====== Task material ======

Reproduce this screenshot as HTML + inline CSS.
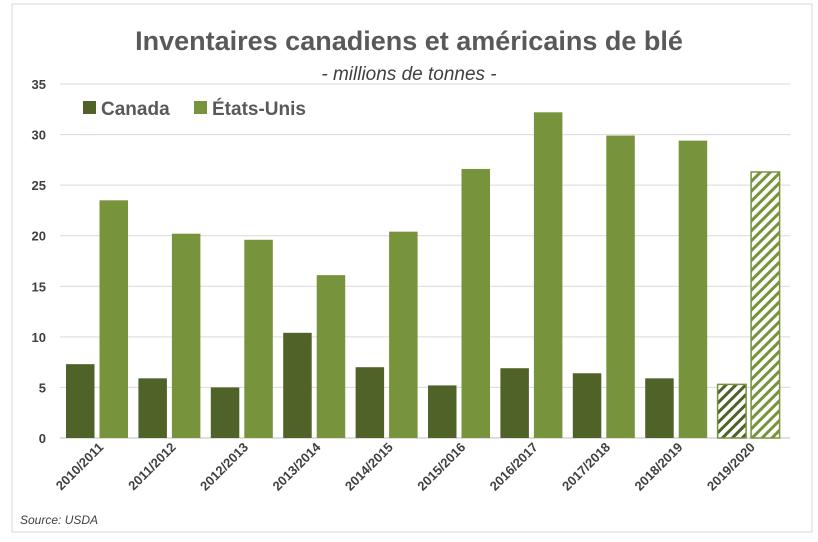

======
====== Task material ======

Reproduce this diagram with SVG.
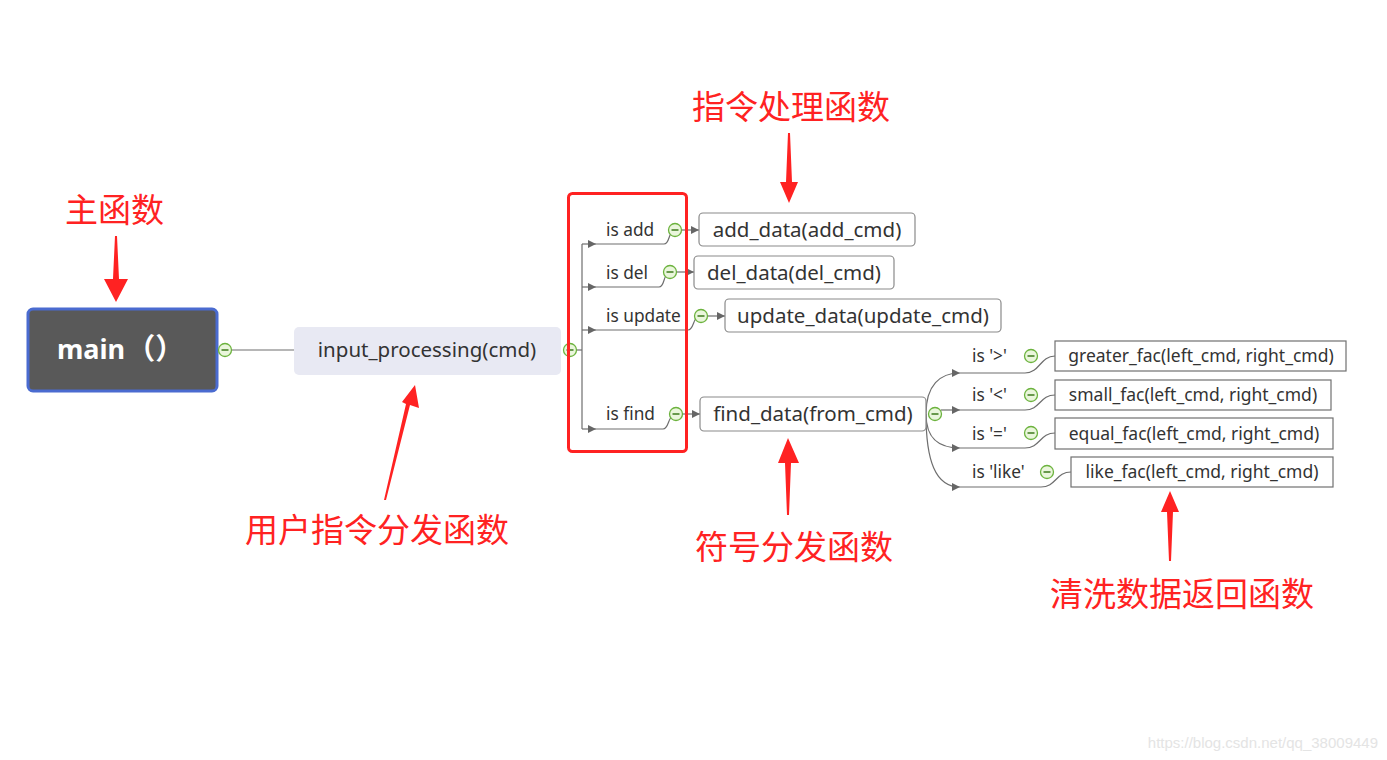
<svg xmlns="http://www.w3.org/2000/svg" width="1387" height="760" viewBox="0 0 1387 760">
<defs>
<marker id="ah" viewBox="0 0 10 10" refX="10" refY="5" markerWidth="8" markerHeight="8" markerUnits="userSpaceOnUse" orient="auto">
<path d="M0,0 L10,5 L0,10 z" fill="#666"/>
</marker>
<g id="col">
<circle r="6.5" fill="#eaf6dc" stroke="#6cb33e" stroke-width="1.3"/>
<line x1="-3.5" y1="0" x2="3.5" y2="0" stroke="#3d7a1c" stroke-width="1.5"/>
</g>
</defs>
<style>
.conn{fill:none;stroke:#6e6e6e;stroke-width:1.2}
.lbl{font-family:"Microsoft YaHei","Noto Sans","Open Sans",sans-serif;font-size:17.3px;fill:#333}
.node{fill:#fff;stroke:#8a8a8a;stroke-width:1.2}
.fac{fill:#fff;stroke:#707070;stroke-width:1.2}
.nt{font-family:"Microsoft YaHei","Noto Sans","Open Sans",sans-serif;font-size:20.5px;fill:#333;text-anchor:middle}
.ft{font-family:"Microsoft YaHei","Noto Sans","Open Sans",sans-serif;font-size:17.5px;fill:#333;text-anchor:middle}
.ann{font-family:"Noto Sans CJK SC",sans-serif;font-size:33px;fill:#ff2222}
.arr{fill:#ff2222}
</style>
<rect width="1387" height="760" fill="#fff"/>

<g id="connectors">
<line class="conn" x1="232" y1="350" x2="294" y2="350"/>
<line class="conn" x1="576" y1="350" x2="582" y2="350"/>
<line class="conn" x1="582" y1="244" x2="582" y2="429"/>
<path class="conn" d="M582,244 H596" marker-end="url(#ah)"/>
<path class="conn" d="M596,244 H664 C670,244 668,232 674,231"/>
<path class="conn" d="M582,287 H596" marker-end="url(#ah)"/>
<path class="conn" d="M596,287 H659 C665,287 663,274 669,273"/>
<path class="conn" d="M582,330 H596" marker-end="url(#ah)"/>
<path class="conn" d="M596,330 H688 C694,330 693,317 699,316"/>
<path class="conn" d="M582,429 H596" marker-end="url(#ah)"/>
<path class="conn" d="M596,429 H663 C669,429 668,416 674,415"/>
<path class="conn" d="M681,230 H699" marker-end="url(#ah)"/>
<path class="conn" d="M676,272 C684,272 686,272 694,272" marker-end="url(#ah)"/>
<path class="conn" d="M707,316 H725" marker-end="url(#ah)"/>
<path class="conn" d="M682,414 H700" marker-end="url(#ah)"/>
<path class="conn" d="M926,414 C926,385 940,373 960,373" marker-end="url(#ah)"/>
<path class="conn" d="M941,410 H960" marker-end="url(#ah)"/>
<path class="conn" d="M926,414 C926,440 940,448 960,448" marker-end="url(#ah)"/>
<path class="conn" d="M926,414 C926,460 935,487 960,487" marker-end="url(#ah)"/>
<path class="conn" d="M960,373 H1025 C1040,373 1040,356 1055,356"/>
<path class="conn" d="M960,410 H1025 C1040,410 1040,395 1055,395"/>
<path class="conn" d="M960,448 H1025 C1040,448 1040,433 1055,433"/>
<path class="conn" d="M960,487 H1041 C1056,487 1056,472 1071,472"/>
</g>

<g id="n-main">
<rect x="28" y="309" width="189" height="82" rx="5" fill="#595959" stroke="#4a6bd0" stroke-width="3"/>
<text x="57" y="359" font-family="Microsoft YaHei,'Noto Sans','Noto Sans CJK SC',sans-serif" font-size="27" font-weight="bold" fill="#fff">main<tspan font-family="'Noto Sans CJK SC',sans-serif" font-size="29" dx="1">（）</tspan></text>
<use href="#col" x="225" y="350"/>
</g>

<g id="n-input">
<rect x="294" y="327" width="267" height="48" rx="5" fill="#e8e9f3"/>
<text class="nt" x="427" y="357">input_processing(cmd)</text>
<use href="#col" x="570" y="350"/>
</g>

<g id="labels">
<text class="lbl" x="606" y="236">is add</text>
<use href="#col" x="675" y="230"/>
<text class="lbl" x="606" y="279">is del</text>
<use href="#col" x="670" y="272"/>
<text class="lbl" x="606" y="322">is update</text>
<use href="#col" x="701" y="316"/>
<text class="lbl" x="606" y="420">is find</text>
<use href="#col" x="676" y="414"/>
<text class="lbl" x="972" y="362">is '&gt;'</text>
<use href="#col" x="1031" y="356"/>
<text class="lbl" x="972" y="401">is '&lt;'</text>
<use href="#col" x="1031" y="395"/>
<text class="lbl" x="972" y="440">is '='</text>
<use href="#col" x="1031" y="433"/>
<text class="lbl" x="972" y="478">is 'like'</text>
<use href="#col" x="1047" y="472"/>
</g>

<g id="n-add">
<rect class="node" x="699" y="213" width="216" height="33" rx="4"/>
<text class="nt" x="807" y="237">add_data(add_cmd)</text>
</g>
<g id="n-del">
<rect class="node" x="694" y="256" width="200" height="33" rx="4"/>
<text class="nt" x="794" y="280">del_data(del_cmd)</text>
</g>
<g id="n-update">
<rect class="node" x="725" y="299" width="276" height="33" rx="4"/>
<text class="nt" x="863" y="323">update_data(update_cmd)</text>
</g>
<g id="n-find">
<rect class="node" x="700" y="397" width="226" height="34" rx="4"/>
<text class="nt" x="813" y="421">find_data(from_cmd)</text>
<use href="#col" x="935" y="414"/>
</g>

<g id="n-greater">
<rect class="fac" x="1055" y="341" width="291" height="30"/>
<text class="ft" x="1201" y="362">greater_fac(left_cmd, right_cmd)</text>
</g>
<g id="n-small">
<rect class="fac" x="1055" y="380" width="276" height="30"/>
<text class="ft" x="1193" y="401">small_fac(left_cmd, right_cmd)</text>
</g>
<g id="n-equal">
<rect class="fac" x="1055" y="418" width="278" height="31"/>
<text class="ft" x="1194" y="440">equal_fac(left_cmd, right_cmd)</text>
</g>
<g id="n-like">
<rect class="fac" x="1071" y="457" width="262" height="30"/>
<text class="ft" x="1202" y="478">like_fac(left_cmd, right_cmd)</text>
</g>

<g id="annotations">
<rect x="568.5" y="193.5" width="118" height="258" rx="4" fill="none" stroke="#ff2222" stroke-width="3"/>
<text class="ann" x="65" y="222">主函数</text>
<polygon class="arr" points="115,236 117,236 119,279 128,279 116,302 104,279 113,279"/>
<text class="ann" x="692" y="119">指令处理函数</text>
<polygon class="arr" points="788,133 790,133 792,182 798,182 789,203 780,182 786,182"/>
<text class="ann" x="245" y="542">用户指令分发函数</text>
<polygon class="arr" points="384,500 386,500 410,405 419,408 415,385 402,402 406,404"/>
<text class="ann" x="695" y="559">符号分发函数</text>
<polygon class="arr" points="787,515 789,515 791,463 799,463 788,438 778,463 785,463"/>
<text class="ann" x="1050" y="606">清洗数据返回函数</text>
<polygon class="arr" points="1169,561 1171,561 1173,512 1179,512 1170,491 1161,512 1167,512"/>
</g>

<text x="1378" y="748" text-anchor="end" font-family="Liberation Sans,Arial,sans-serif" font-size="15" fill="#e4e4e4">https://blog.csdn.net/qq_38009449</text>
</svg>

======
====== Task material ======

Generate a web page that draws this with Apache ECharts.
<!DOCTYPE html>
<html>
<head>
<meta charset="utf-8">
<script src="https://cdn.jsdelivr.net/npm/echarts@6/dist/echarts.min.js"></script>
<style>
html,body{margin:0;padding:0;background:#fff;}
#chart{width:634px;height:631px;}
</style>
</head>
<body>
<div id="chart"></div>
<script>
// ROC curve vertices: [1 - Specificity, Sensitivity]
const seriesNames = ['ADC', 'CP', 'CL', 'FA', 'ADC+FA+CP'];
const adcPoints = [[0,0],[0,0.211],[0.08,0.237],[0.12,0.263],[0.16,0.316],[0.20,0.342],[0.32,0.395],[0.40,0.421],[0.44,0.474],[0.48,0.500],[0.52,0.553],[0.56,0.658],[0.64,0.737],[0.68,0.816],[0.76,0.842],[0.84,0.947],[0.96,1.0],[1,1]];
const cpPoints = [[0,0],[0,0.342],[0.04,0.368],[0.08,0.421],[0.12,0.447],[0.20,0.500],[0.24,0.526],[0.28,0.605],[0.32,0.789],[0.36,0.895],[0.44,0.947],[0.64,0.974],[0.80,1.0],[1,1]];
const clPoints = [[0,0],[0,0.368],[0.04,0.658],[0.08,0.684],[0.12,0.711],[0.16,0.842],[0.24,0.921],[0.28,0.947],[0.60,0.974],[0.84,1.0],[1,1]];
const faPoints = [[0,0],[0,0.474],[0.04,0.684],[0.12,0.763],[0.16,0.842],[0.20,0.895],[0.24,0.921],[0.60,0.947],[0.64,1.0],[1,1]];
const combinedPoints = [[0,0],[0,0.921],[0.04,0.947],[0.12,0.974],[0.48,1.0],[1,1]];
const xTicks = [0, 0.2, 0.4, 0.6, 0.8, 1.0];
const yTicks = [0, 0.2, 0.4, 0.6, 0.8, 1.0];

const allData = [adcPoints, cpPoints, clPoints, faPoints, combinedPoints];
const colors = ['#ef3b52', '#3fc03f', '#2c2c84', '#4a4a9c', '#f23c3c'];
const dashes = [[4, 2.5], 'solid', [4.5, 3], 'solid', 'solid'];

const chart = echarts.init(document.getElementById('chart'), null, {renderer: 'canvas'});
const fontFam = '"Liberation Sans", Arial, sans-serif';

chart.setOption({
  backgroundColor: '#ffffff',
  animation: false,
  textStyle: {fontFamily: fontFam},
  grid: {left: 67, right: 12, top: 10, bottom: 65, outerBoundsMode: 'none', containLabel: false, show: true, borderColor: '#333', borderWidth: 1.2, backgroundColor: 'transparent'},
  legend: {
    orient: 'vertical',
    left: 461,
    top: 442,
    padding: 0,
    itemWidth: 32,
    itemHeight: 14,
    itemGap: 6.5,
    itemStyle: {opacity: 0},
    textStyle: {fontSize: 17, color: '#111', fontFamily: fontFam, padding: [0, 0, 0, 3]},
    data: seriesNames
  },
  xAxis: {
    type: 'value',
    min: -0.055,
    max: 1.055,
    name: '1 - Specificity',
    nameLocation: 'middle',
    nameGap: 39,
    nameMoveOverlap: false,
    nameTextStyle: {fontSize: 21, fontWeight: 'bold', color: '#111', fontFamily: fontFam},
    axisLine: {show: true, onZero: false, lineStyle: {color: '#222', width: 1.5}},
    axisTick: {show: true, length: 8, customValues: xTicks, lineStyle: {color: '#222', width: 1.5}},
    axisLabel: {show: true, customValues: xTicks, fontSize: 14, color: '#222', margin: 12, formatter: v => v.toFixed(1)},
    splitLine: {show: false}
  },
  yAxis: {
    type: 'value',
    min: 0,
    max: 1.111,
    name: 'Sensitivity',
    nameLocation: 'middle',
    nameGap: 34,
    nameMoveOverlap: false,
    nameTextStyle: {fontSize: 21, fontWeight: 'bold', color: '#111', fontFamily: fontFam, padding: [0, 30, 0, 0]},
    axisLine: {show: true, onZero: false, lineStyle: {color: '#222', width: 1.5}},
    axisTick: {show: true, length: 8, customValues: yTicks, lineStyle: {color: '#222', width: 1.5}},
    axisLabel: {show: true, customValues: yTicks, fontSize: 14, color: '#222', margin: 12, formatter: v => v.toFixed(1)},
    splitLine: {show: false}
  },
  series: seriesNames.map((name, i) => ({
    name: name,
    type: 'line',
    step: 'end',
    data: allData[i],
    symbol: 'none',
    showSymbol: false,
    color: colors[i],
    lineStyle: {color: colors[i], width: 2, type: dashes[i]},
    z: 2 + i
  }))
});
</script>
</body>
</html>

======

- [Instructions to follow]: Looking at the records above, tally the lines holding "this" and reply with that number only.

- [Exercise answer]: 3